Q. Is populism linked to the growing disconnect between governments and citizens?

A. Yes, and an example of this is Latin America. Democracy promised too much and did not always deliver. People’s lives did not change, and they sought new alternatives. There are various factors why democracy has not achieved transformations, such as clientelism and corruption. Chavismo is an example of this. Venezuela was governed in a deeply corrupt manner, and Hugo Chávez was clever in taking advantage of it. You also see this with Donald Trump, who has gone far because he realized there was widespread dissatisfaction with traditional politics. The failures of democratic institutions are real, and that is why we have to think about how to make them more empathetic to what people need.

Q. You mentioned the impact of clientelism on institutions.
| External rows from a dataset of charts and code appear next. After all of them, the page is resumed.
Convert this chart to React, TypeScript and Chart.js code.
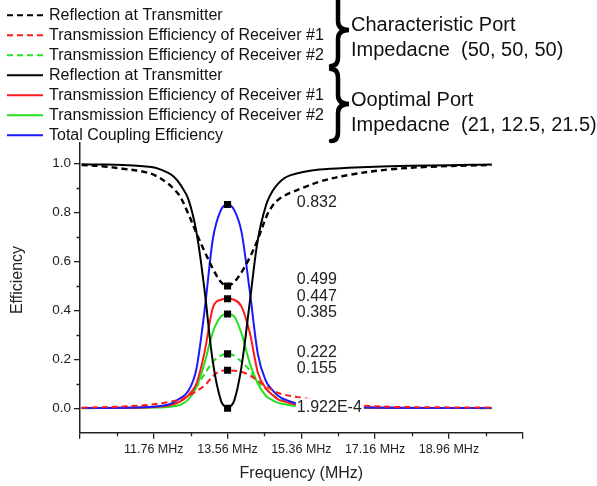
import React, { useEffect, useRef } from 'react';
import { Chart, registerables } from 'chart.js';

Chart.register(...registerables);

// ---------- data ----------
const FREQ = [10.0, 10.5, 11.0, 11.5, 11.8, 12.1, 12.25, 12.4, 12.6, 12.8, 13.0, 13.2, 13.4, 13.56, 13.72, 13.9, 14.1, 14.3, 14.5, 14.65, 14.8, 14.95, 15.1, 15.4, 15.8, 16.5, 17.5, 18.5, 19.5, 20.0];

const CHAR_REFL = [0.993, 0.988, 0.978, 0.966, 0.95, 0.918, 0.895, 0.865, 0.795, 0.715, 0.64, 0.57, 0.515, 0.499, 0.515, 0.555, 0.615, 0.69, 0.78, 0.825, 0.852, 0.868, 0.88, 0.9, 0.925, 0.952, 0.975, 0.986, 0.991, 0.993];
const CHAR_T1 = [0.002, 0.004, 0.007, 0.012, 0.017, 0.025, 0.03, 0.034, 0.05, 0.07, 0.092, 0.13, 0.153, 0.155, 0.153, 0.148, 0.135, 0.112, 0.09, 0.075, 0.062, 0.055, 0.05, 0.042, 0.028, 0.014, 0.006, 0.004, 0.003, 0.003];
const CHAR_T2 = [0.0005, 0.001, 0.002, 0.004, 0.006, 0.01, 0.017, 0.027, 0.053, 0.088, 0.14, 0.19, 0.215, 0.222, 0.215, 0.19, 0.155, 0.11, 0.078, 0.056, 0.038, 0.029, 0.022, 0.013, 0.007, 0.003, 0.0015, 0.001, 0.0008, 0.0006];
const OPT_REFL = [0.996, 0.995, 0.993, 0.988, 0.982, 0.962, 0.945, 0.915, 0.855, 0.72, 0.48, 0.19, 0.03, 0.0002, 0.03, 0.17, 0.43, 0.69, 0.83, 0.885, 0.918, 0.94, 0.952, 0.965, 0.975, 0.982, 0.988, 0.991, 0.994, 0.995];
const OPT_T1 = [0.0004, 0.0008, 0.0015, 0.003, 0.005, 0.01, 0.017, 0.027, 0.052, 0.1, 0.23, 0.41, 0.443, 0.447, 0.443, 0.415, 0.31, 0.145, 0.08, 0.055, 0.035, 0.027, 0.02, 0.01, 0.006, 0.003, 0.0015, 0.001, 0.0007, 0.0005];
const OPT_T2 = [0.0002, 0.0004, 0.0008, 0.0015, 0.0025, 0.005, 0.008, 0.013, 0.035, 0.085, 0.185, 0.31, 0.375, 0.385, 0.375, 0.305, 0.185, 0.1, 0.05, 0.033, 0.022, 0.016, 0.012, 0.007, 0.004, 0.002, 0.001, 0.0006, 0.0004, 0.0003];
const TOTAL = [0.0005, 0.001, 0.002, 0.004, 0.007, 0.014, 0.025, 0.04, 0.07, 0.16, 0.4, 0.69, 0.81, 0.832, 0.81, 0.72, 0.48, 0.22, 0.11, 0.075, 0.05, 0.036, 0.027, 0.012, 0.007, 0.004, 0.002, 0.001, 0.0008, 0.0006];

const MARKER_FREQ = 13.56;
const MARKER_VALUES = [0.832, 0.499, 0.447, 0.385, 0.222, 0.155, 0.0002];
const VALUE_LABELS = ['0.832', '0.499', '0.447', '0.385', '0.222', '0.155', '1.922E-4'];
const VALUE_LABEL_Y = [0.839, 0.527, 0.456, 0.39, 0.229, 0.16, 0.004];
const VALUE_LABEL_X = 15.25;

const X_MAJOR = [9.96, 11.76, 13.56, 15.36, 17.16, 18.96, 20.76];
const X_LABELED = [11.76, 13.56, 15.36, 17.16, 18.96];
const X_MINOR = [10.86, 12.66, 14.46, 16.26, 18.06, 19.86];
const Y_MAJOR = [0, 0.2, 0.4, 0.6, 0.8, 1.0];
const Y_MINOR = [0.1, 0.3, 0.5, 0.7, 0.9];

const X_TITLE = 'Frequency (MHz)';
const Y_TITLE = 'Efficiency';
const LEGEND_LABELS = [
  'Reflection at Transmitter',
  'Transmission Efficiency of Receiver #1',
  'Transmission Efficiency of Receiver #2',
  'Reflection at Transmitter',
  'Transmission Efficiency of Receiver #1',
  'Transmission Efficiency of Receiver #2',
  'Total Coupling Efficiency',
];
const GROUP_TEXT = [
  ['Characteristic Port', 'Impedacne  (50, 50, 50)'],
  ['Ooptimal Port', 'Impedacne  (21, 12.5, 21.5)'],
];

// ---------- styles ----------
const FONT = "'Liberation Sans', Arial, Helvetica, sans-serif";
const BLACK = '#000000';
const RED = '#ff1a1a';
const GREEN = '#22e022';
const BLUE = '#1a1aff';
const TEXT = '#222222';
const DASH = [6, 4];

const SERIES = [
  { data: CHAR_REFL, color: BLACK, dashed: true, width: 2.4, order: 2, smooth: true },
  { data: CHAR_T1, color: RED, dashed: true, width: 2, order: 3, smooth: false },
  { data: CHAR_T2, color: GREEN, dashed: true, width: 2, order: 7, smooth: false },
  { data: OPT_REFL, color: BLACK, dashed: false, width: 2, order: 1, smooth: true },
  { data: OPT_T1, color: RED, dashed: false, width: 2, order: 5, smooth: false },
  { data: OPT_T2, color: GREEN, dashed: false, width: 2, order: 6, smooth: false },
  { data: TOTAL, color: BLUE, dashed: false, width: 2, order: 4, smooth: false },
];

function drawBrace(ctx: CanvasRenderingContext2D, x0: number, yTop: number, yBot: number, yTip: number, xTip: number) {
  const xs = x0 + 7;
  ctx.beginPath();
  ctx.moveTo(x0, yTop);
  ctx.quadraticCurveTo(xs, yTop, xs, yTop + 9);
  ctx.lineTo(xs, yTip - 9);
  ctx.quadraticCurveTo(xs, yTip, xTip, yTip);
  ctx.quadraticCurveTo(xs, yTip, xs, yTip + 9);
  ctx.lineTo(xs, yBot - 9);
  ctx.quadraticCurveTo(xs, yBot, x0, yBot);
  ctx.stroke();
}

const decorPlugin = {
  id: 'decor',
  afterDatasetsDraw(chart: any) {
    const ctx: CanvasRenderingContext2D = chart.ctx;
    const xs = chart.scales.x;
    const ys = chart.scales.y;
    ctx.save();
    ctx.font = `16px ${FONT}`;
    ctx.textBaseline = 'middle';
    ctx.textAlign = 'left';
    const px = xs.getPixelForValue(VALUE_LABEL_X);
    VALUE_LABELS.forEach((t, i) => {
      const py = ys.getPixelForValue(VALUE_LABEL_Y[i]);
      if (i === VALUE_LABELS.length - 1) {
        const w = ctx.measureText(t).width;
        ctx.fillStyle = '#ffffff';
        ctx.fillRect(px - 1, py - 9, w + 3, 18);
      }
      ctx.fillStyle = TEXT;
      ctx.fillText(t, px, py);
    });
    ctx.restore();
  },
  afterDraw(chart: any) {
    const ctx: CanvasRenderingContext2D = chart.ctx;
    const xs = chart.scales.x;
    const ys = chart.scales.y;
    const area = chart.chartArea;
    ctx.save();
    // minor ticks
    ctx.strokeStyle = TEXT;
    ctx.lineWidth = 1.3;
    ctx.beginPath();
    X_MINOR.forEach((v) => {
      const p = Math.round(xs.getPixelForValue(v)) + 0.5;
      ctx.moveTo(p, area.bottom);
      ctx.lineTo(p, area.bottom + 3.5);
    });
    Y_MINOR.forEach((v) => {
      const p = Math.round(ys.getPixelForValue(v)) + 0.5;
      ctx.moveTo(area.left, p);
      ctx.lineTo(area.left - 3.5, p);
    });
    ctx.stroke();

    // y-axis title
    ctx.save();
    ctx.translate(18, 280);
    ctx.rotate(-Math.PI / 2);
    ctx.font = `16px ${FONT}`;
    ctx.fillStyle = TEXT;
    ctx.textAlign = 'center';
    ctx.textBaseline = 'middle';
    ctx.fillText(Y_TITLE, 0, 0);
    ctx.restore();

    // legend
    ctx.font = `16px ${FONT}`;
    ctx.textBaseline = 'middle';
    ctx.textAlign = 'left';
    LEGEND_LABELS.forEach((t, i) => {
      const y = 15.3 + i * 20;
      const s = SERIES[i];
      ctx.strokeStyle = s.color;
      ctx.lineWidth = 2;
      ctx.setLineDash(s.dashed ? DASH : []);
      ctx.beginPath();
      ctx.moveTo(7, y);
      ctx.lineTo(43, y);
      ctx.stroke();
      ctx.setLineDash([]);
      ctx.fillStyle = '#111111';
      ctx.fillText(t, 49, y);
    });

    // braces
    ctx.strokeStyle = '#000';
    ctx.lineWidth = 4.5;
    ctx.lineCap = 'round';
    drawBrace(ctx, 331, -8, 66, 30, 349);
    drawBrace(ctx, 331, 69, 141, 104, 349);

    // group text
    ctx.font = `20px ${FONT}`;
    ctx.fillStyle = '#111111';
    ctx.fillText(GROUP_TEXT[0][0], 351, 25);
    ctx.fillText(GROUP_TEXT[0][1], 351, 50);
    ctx.fillText(GROUP_TEXT[1][0], 351, 100);
    ctx.fillText(GROUP_TEXT[1][1], 351, 125);
    ctx.restore();
  },
};

export default function App() {
  const ref = useRef<HTMLCanvasElement>(null);
  useEffect(() => {
    if (!ref.current) return;
    const datasets: any[] = SERIES.map((s) => ({
      type: 'line',
      data: FREQ.map((f, i) => ({ x: f, y: s.data[i] })),
      borderColor: s.color,
      borderWidth: s.width,
      borderDash: s.dashed ? DASH : [],
      pointRadius: 0,
      fill: false,
      cubicInterpolationMode: s.smooth ? 'default' : 'monotone',
      tension: s.smooth ? 0.35 : 0,
      order: s.order,
    }));
    datasets.push({
      type: 'scatter',
      data: MARKER_VALUES.map((v) => ({ x: MARKER_FREQ, y: v })),
      pointStyle: 'rect',
      pointRadius: 5,
      backgroundColor: '#000',
      borderWidth: 0,
      order: 0,
    });
    const chart = new Chart(ref.current, {
      type: 'line',
      data: { datasets },
      options: {
        responsive: false,
        animation: false,
        events: [],
        layout: { padding: { top: 143, right: 74.3, left: 0, bottom: 0 } },
        plugins: { legend: { display: false }, tooltip: { enabled: false } },
        scales: {
          x: {
            type: 'linear',
            min: 9.96,
            max: 20.76,
            afterBuildTicks: (s: any) => {
              s.ticks = X_MAJOR.map((v) => ({ value: v }));
            },
            afterFit: (s: any) => {
              s.height = 53.3;
            },
            ticks: {
              autoSkip: false,
              maxRotation: 0,
              padding: 3,
              color: TEXT,
              font: { family: FONT, size: 12.5 },
              callback: (v: any) => (X_LABELED.some((l) => Math.abs(l - v) < 1e-6) ? `${Number(v).toFixed(2)} MHz` : ''),
            },
            grid: { drawOnChartArea: false, drawTicks: true, tickLength: 6, color: TEXT, lineWidth: 1.3 },
            border: { display: true, color: TEXT, width: 1.5 },
            title: { display: true, text: X_TITLE, color: TEXT, font: { family: FONT, size: 16 }, padding: { top: 0, bottom: 3 } },
          },
          y: {
            type: 'linear',
            min: -0.1,
            max: 1.083,
            afterBuildTicks: (s: any) => {
              s.ticks = Y_MAJOR.map((v) => ({ value: v }));
            },
            afterFit: (s: any) => {
              s.width = 80;
            },
            ticks: {
              padding: 3,
              color: TEXT,
              font: { family: FONT, size: 13.5 },
              callback: (v: any) => Number(v).toFixed(1),
            },
            grid: { drawOnChartArea: false, drawTicks: true, tickLength: 6, color: TEXT, lineWidth: 1.3 },
            border: { display: true, color: TEXT, width: 1.5 },
            title: { display: false },
          },
        },
      },
      plugins: [decorPlugin],
    } as any);
    return () => chart.destroy();
  }, []);
  return (
    <div style={{ position: 'fixed', left: 0, top: 0, width: 597, height: 486, background: '#fff' }}>
      <canvas ref={ref} width={597} height={486} style={{ display: 'block', width: 597, height: 486 }} />
    </div>
  );
}
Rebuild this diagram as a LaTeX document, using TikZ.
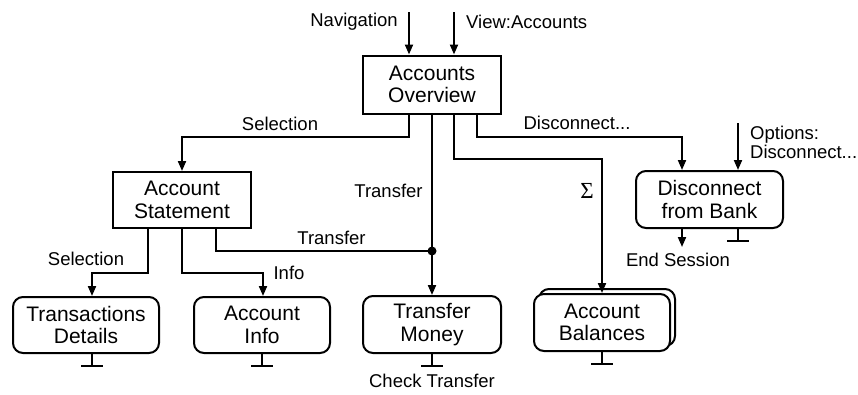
\documentclass[tikz,border=0pt]{standalone}
\usepackage{fontspec}
\setmainfont{Liberation Sans}
\newfontfamily\sigmafont{Liberation Serif}
\usetikzlibrary{arrows.meta,calc}
\begin{document}
\begin{tikzpicture}[x=1pt,y=-1pt,
  lw/.style={line width=2pt},
  arr/.style={lw,-{Triangle[length=10pt,width=8pt]}},
  sqbox/.style={draw,lw,align=center,inner sep=0pt,font=\fontsize{21}{22.5}\selectfont,fill=white},
  rbox/.style={sqbox,rounded corners=10pt},
  lbl/.style={font=\fontsize{18.5}{19}\selectfont,inner sep=0pt}]
\useasboundingbox (0,0) rectangle (858,394);

% boxes
\node[sqbox,minimum width=138pt,minimum height=58pt] (ov) at (432,84.5) {Accounts\\Overview};
\node[sqbox,minimum width=138pt,minimum height=56pt] (st) at (182,200) {Account\\Statement};
\node[rbox,minimum width=146pt,minimum height=56pt] (td) at (86,325) {Transactions\\Details};
\node[rbox,minimum width=136pt,minimum height=56pt] (ai) at (262,325) {Account\\Info};
\node[rbox,minimum width=138pt,minimum height=57pt] (tm) at (432,324.5) {Transfer\\Money};
\node[rbox,minimum width=136pt,minimum height=57pt] (abk) at (607,317.5) {};
\node[rbox,minimum width=136pt,minimum height=57pt] (ab) at (602,322.5) {Account\\Balances};
\node[rbox,minimum width=147pt,minimum height=57pt] (db) at (709.5,199.5) {Disconnect\\from Bank};

% entry arrows
\coordinate (nav) at (409,12);
\coordinate (view) at (454,12);
\coordinate (opt) at (738,123);
\draw[arr] (nav) -- (nav |- ov.north);
\draw[arr] (view) -- (view |- ov.north);
\draw[arr] (opt) -- (opt |- db.north);
\node[lbl,anchor=east] (navl) at (398,22) {Navigation};
\node[lbl,anchor=west] (viewl) at (466,22) {View:Accounts};
\node[lbl,anchor=west,align=left,font=\fontsize{18.5}{19}\selectfont] (optl) at (750,142.5) {Options:\\Disconnect...};

% from overview
\draw[arr] ([xshift=-23pt]ov.south) |- (st.north |- 0,137) -- (st.north);
\node[lbl] (sell) at (280,124) {Selection};
\draw[arr] (ov.south) -- (tm.north);
\node[lbl] (trl) at (388.5,191) {Transfer};
\draw[arr] ([xshift=22pt]ov.south) |- (ab.north |- 0,159) -- (ab.north);
\node[lbl,font=\sigmafont\fontsize{23}{23}\selectfont] (sigl) at (587,191) {Σ};
\coordinate (dbin) at (682,137);
\draw[arr] ([xshift=45pt]ov.south) |- (dbin) -- (dbin |- db.north);
\node[lbl] (dcl) at (577,123) {Disconnect...};

% from statement
\coordinate (dot) at (432,251);
\draw[arr] ([xshift=-34pt]st.south) |- (92,273) -- (92,0 |- td.north);
\node[lbl] (sel2) at (86,259) {Selection};
\draw[arr] (st.south) |- (263,273) -- (263,0 |- ai.north);
\node[lbl] (infol) at (289,273) {Info};
\draw[lw] ([xshift=34pt]st.south) |- (dot);
\fill (dot) circle (4.5pt);
\node[lbl] (tr2) at (331.5,238) {Transfer};

% end session
\coordinate (es) at (682,247);
\draw[arr] (es |- db.south) -- (es);
\node[lbl] (esl) at (678,260) {End Session};
\node[lbl] (ctl) at (432,381) {Check Transfer};

% stop bars
\foreach \n/\x in {td/92,ai/262,tm/432,ab/602,db/738}{
  \draw[lw] (\x,0 |- \n.south) -- ++(0,12) coordinate (b\n);
  \draw[lw] ([xshift=-11pt]b\n) -- ([xshift=11pt]b\n);
}
\end{tikzpicture}
\end{document}
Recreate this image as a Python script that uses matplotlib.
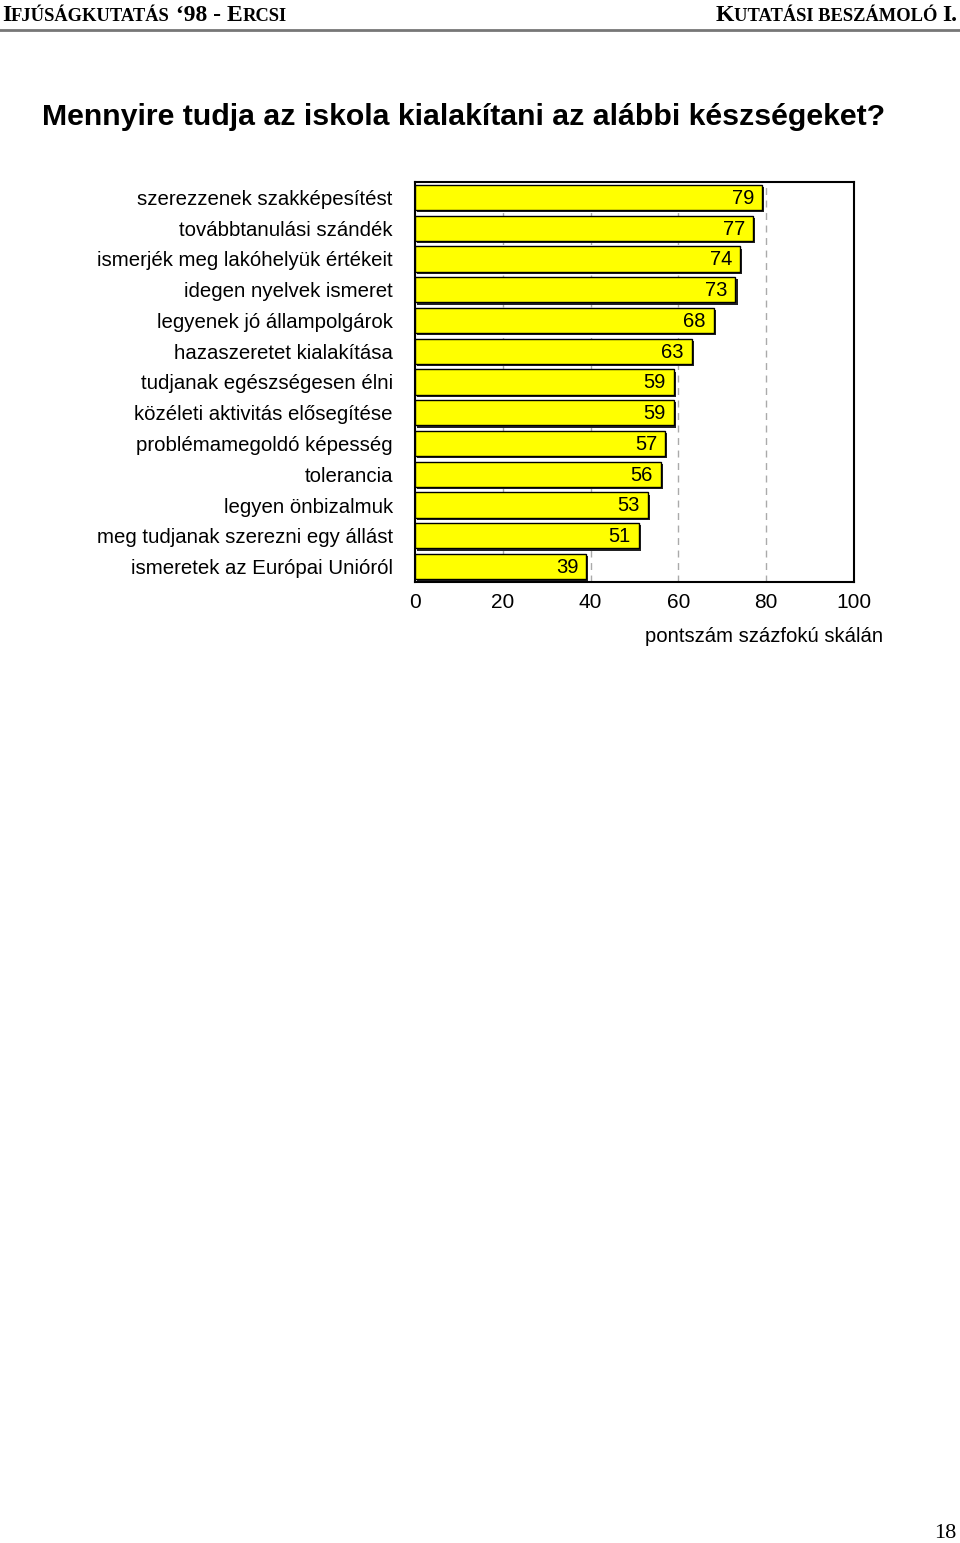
import matplotlib
matplotlib.use("Agg")
import matplotlib.pyplot as plt
from matplotlib.transforms import offset_copy

categories = [
    "szerezzenek szakképesítést",
    "továbbtanulási szándék",
    "ismerjék meg lakóhelyük értékeit",
    "idegen nyelvek ismeret",
    "legyenek jó állampolgárok",
    "hazaszeretet kialakítása",
    "tudjanak egészségesen élni",
    "közéleti aktivitás elősegítése",
    "problémamegoldó képesség",
    "tolerancia",
    "legyen önbizalmuk",
    "meg tudjanak szerezni egy állást",
    "ismeretek az Európai Unióról",
]
values = [79, 77, 74, 73, 68, 63, 59, 59, 57, 56, 53, 51, 39]
xticks = [0, 20, 40, 60, 80, 100]

plt.rcParams['font.family'] = ['Liberation Sans', 'DejaVu Sans']

fig = plt.figure(figsize=(9.6, 15.43), dpi=100)
ax = fig.add_axes([415/960, 1-582/1543, (854-415)/960, 400/1543])

n = len(values)
ypos = list(range(n))
h = 0.82
shadow = offset_copy(ax.transData, fig=fig, x=2.2, y=-2.2, units='dots')
ax.barh(ypos, values, height=h, color='#222222', edgecolor='none', transform=shadow, zorder=2)
ax.barh(ypos, values, height=h, color='#ffff00', edgecolor='black', linewidth=1.0, zorder=3)
for y, v in zip(ypos, values):
    ax.text(v - 1.8, y + 0.03, str(v), ha='right', va='center', fontsize=14.5, zorder=4)

ax.set_xlim(0, 100)
ax.set_ylim(n - 0.5, -0.5)
ax.set_xticks(xticks)
ax.set_xticklabels([str(t) for t in xticks], fontsize=15)
ax.set_yticks(ypos)
ax.set_yticklabels(categories, fontsize=14.7)
ax.tick_params(axis='both', length=0)
ax.tick_params(axis='x', pad=8)
ax.tick_params(axis='y', pad=16)
for t in [20, 40, 60, 80]:
    ax.axvline(t, color='#aaaaaa', linestyle=(0, (5, 4)), linewidth=1.0, zorder=1)
for s in ax.spines.values():
    s.set_linewidth(1.5)
    s.set_color('black')

fig.text(764/960, 1-637/1543, "pontszám százfokú skálán", ha='center', va='center', fontsize=14.6)

fig.text(42/960, 1-117/1543, "Mennyire tudja az iskola kialakítani az alábbi készségeket?",
         ha='left', va='center', fontsize=21.8, fontweight='bold')

# header with small-caps emulation
serif = ['Liberation Serif', 'DejaVu Serif']
big, small = 17, 13.3
renderer = fig.canvas.get_renderer()
H = fig.get_figheight() * fig.dpi

def place(pieces, x0_px, base_px, right=False):
    objs = [fig.text(0, 0, txt, fontsize=sz, fontweight='bold', family=serif,
                     ha='left', va='baseline', transform=None) for txt, sz in pieces]
    widths = [t.get_window_extent(renderer=renderer).width for t in objs]
    x = x0_px - sum(widths) if right else x0_px
    for t, w in zip(objs, widths):
        t.set_position((x, H - base_px))
        x += w

place([("I", big), ("FJÚSÁGKUTATÁS", small), (" \u201898 - ", big), ("E", big), ("RCSI", small)], 2, 21)
place([("K", big), ("UTATÁSI BESZÁMOLÓ ", small), ("I.", big)], 957, 21, right=True)
fig.add_artist(plt.Line2D([0, 1], [1-30/1543, 1-30/1543], color='#777777', linewidth=2,
                          transform=fig.transFigure))

fig.text(956/960, 1-1533/1543, "18", ha='right', va='center', fontsize=16, family=serif)

fig.savefig("out.png", dpi=100)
How do relations between elites and governments influence a country's economy?

A. Elites seek to concentrate profits. In our book Why Nations Fail, we compare Bill Gates and Carlos Slim. In the book, we point out that while Gates made his fortune through innovation, Slim did so by forming a telecommunications monopoly thanks to his close relationship with the government. It is an example of the link between monopolies and clientelism that has been seen throughout history in Latin America since colonial times.

Q. Some experts are concerned about the potential impact of artificial intelligence on the global economy. What is your opinion on this?

A. Artificial intelligence can be wonderful, but like all technologies, it depends on how it is used. If artificial intelligence is used to create replacements for humans, that could be devastating. However, there is no reason to think that it will be like that. It is all about how it is used, and that depends on our governments. I think that these decisions should not be left to the tech gurus. They only think about what makes them the most money, even if this is not related to the general well-being of society. In the case of artificial intelligence, it is very important, because it could have a tectonic impact on the world.